* [Task details]
Everything from the first line of the data through the line with "2.65, 4.57, 4.48];" is to be echoed exactly, minus the pictures.

* [Given material]
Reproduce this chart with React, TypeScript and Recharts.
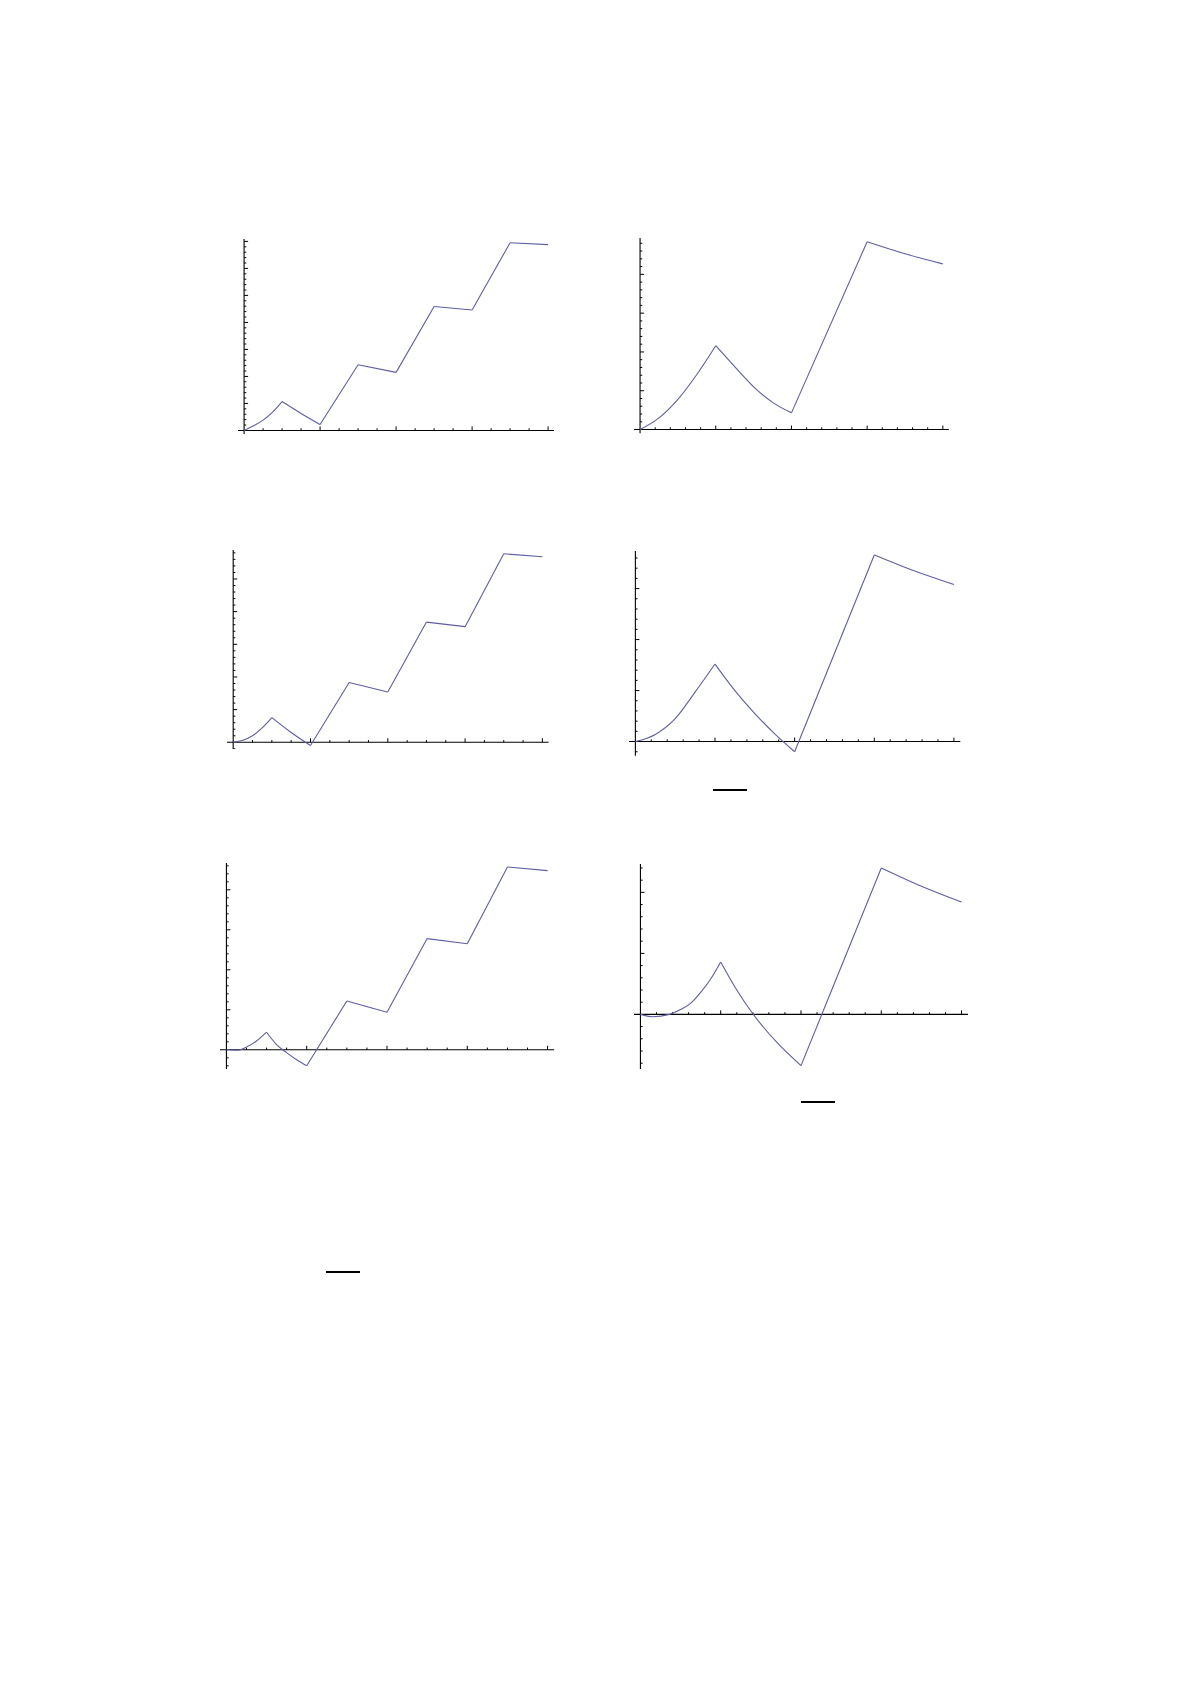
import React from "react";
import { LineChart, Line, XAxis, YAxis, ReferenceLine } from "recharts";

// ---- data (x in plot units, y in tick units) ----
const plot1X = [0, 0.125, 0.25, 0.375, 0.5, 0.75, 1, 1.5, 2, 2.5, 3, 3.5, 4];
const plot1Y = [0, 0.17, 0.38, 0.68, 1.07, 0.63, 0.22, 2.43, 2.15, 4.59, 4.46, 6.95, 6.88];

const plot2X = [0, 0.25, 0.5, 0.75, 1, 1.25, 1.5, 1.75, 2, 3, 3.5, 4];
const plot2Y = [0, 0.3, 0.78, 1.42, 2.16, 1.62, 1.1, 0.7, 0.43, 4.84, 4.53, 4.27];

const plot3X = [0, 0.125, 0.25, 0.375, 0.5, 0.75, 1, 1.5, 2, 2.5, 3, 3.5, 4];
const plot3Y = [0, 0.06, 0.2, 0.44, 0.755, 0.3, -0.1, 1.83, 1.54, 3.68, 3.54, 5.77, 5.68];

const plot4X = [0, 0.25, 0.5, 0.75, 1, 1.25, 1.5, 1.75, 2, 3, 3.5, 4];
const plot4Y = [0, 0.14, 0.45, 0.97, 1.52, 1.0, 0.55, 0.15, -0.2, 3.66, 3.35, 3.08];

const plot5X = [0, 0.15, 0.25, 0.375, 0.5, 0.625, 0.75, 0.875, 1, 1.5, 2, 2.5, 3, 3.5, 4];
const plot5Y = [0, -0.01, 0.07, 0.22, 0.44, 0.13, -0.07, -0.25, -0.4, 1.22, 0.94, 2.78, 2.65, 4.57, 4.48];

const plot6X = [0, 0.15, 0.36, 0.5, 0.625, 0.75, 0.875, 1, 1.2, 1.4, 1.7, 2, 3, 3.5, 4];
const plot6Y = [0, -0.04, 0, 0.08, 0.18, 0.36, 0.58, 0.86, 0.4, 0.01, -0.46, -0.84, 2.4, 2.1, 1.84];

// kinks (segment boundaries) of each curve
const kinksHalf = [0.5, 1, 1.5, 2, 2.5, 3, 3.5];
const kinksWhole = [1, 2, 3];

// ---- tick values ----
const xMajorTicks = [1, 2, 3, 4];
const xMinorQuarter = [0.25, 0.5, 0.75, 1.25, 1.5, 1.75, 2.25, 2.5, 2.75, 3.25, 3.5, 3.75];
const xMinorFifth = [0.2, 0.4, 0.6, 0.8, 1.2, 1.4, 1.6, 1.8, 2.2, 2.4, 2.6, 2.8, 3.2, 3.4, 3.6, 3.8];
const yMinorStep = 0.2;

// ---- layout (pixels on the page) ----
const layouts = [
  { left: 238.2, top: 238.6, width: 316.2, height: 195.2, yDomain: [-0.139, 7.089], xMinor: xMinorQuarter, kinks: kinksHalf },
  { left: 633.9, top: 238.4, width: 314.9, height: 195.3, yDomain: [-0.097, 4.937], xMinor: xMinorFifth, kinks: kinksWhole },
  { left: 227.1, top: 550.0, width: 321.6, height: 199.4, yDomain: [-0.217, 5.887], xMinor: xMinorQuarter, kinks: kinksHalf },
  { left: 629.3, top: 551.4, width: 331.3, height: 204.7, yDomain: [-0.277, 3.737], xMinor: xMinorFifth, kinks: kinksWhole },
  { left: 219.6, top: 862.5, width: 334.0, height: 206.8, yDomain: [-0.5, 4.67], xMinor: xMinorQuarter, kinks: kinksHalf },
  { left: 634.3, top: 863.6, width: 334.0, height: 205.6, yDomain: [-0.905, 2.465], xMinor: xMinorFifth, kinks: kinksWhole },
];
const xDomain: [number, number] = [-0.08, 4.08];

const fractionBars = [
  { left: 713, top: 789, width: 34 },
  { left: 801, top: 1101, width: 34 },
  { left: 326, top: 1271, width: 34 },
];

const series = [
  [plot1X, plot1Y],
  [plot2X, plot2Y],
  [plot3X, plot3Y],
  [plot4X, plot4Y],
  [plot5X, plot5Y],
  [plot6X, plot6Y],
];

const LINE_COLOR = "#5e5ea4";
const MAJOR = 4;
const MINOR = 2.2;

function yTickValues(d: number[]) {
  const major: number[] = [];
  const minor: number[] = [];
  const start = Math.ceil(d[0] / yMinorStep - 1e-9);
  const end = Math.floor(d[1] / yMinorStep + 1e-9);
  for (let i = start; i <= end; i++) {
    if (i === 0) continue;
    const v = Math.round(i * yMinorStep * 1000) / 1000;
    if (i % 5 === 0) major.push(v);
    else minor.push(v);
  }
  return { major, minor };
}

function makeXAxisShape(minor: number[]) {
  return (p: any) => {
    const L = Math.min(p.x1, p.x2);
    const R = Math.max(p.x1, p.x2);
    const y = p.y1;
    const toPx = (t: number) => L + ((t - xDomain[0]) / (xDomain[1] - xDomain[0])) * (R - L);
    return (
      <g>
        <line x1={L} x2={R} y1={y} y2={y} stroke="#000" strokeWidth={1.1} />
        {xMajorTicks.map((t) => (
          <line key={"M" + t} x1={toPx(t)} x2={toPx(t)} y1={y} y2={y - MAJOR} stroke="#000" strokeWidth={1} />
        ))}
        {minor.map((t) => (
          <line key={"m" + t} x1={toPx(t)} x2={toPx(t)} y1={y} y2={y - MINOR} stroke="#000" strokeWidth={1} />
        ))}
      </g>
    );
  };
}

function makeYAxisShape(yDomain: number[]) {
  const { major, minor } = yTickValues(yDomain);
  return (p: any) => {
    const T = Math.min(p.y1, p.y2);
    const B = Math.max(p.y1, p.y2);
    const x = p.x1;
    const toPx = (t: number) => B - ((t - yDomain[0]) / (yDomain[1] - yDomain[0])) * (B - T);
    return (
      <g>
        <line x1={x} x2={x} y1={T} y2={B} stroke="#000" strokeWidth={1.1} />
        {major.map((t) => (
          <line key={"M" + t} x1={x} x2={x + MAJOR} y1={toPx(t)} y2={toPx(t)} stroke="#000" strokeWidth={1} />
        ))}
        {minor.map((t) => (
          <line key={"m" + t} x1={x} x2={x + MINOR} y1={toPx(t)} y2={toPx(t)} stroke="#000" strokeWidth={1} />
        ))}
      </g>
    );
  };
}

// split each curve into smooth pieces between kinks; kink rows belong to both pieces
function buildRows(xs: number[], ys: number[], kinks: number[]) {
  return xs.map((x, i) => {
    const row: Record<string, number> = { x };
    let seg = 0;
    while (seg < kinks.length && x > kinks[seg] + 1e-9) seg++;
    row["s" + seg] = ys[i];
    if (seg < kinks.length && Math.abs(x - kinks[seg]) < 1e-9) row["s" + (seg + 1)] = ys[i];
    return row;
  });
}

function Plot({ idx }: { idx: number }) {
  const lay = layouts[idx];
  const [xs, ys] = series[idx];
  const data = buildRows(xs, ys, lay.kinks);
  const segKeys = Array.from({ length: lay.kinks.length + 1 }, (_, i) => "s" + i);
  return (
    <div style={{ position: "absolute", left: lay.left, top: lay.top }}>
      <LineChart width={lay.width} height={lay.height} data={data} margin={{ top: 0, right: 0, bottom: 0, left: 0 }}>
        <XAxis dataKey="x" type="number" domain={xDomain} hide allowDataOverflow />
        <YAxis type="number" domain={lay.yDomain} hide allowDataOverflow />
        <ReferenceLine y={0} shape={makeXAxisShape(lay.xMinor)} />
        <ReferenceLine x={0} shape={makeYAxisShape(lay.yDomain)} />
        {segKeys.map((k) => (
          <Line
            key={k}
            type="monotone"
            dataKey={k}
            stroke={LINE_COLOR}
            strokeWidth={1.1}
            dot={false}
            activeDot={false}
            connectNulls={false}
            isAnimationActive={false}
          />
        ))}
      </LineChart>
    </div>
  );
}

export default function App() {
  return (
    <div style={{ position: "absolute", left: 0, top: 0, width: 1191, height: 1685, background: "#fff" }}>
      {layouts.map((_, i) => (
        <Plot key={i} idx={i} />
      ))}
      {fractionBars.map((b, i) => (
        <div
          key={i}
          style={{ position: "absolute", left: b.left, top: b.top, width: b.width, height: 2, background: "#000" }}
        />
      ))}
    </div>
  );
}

* [Reply]
Reproduce this chart with React, TypeScript and Recharts.
import React from "react";
import { LineChart, Line, XAxis, YAxis, ReferenceLine } from "recharts";

// ---- data (x in plot units, y in tick units) ----
const plot1X = [0, 0.125, 0.25, 0.375, 0.5, 0.75, 1, 1.5, 2, 2.5, 3, 3.5, 4];
const plot1Y = [0, 0.17, 0.38, 0.68, 1.07, 0.63, 0.22, 2.43, 2.15, 4.59, 4.46, 6.95, 6.88];

const plot2X = [0, 0.25, 0.5, 0.75, 1, 1.25, 1.5, 1.75, 2, 3, 3.5, 4];
const plot2Y = [0, 0.3, 0.78, 1.42, 2.16, 1.62, 1.1, 0.7, 0.43, 4.84, 4.53, 4.27];

const plot3X = [0, 0.125, 0.25, 0.375, 0.5, 0.75, 1, 1.5, 2, 2.5, 3, 3.5, 4];
const plot3Y = [0, 0.06, 0.2, 0.44, 0.755, 0.3, -0.1, 1.83, 1.54, 3.68, 3.54, 5.77, 5.68];

const plot4X = [0, 0.25, 0.5, 0.75, 1, 1.25, 1.5, 1.75, 2, 3, 3.5, 4];
const plot4Y = [0, 0.14, 0.45, 0.97, 1.52, 1.0, 0.55, 0.15, -0.2, 3.66, 3.35, 3.08];

const plot5X = [0, 0.15, 0.25, 0.375, 0.5, 0.625, 0.75, 0.875, 1, 1.5, 2, 2.5, 3, 3.5, 4];
const plot5Y = [0, -0.01, 0.07, 0.22, 0.44, 0.13, -0.07, -0.25, -0.4, 1.22, 0.94, 2.78, 2.65, 4.57, 4.48];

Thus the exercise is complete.